When I arrived at the cashier on Friday, with my peaches in hand, guess who happened to be the person right in front of me in the line? Of course. God must have been having some fun with me Friday.

Okay, I thought. He’s just a weirdo. The world is full of them. Have patience and remember the times you’re a weirdo too. So I stood and waited my turn. There was a young woman at the till, maybe 20, 25 years old, and this fellow was saying something complicated to her about marking his groceries for delivery. I hadn’t been listening. All I heard was the very end of their conversation.

“You’re lucky I didn’t ask you for your telephone number,” he said to her. “Pardon?” she said. “Your telephone number,” he repeated, not looking at her. Then that chuckle again, and he walked off, not looking back.

I could see the young woman stiffen. Her facial expression didn’t change, but there was a bit of colour that came into her cheeks. I looked the other way, and waited. Embarrassed to be a man, and a man my age. There was nobody behind me, so I had lots of time. Finally, a minute later, I heard her say ‘Bonjour,’ to me as if nothing had happened.

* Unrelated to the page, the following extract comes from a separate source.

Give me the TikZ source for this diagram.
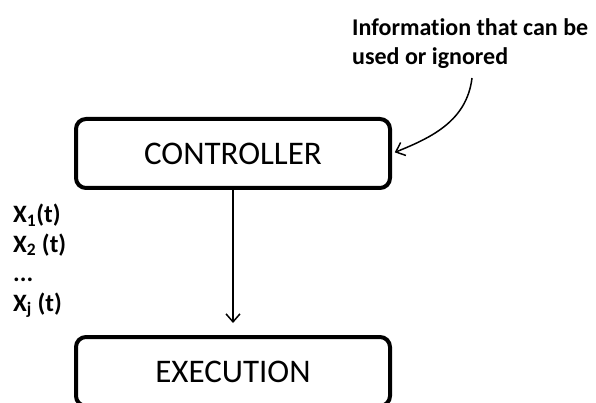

The Canaanite woman was not entitled, or rude. Her self-confidence was not selfishness or thoughtlessness, or a delusion that made others around her miserable. She had found that balance, that blessed balance between need, and doubt, and courage, and self-awareness, that Jesus calls faith. There are a hundred times a day when we are tested. May we learn, in this case, not so much from Jesus, as from the under-class woman who showed what dignity and faith, what courage and love look like when they all comes together in the presence of our Lord. And learning that, may we too model justice, and find mercy and healing.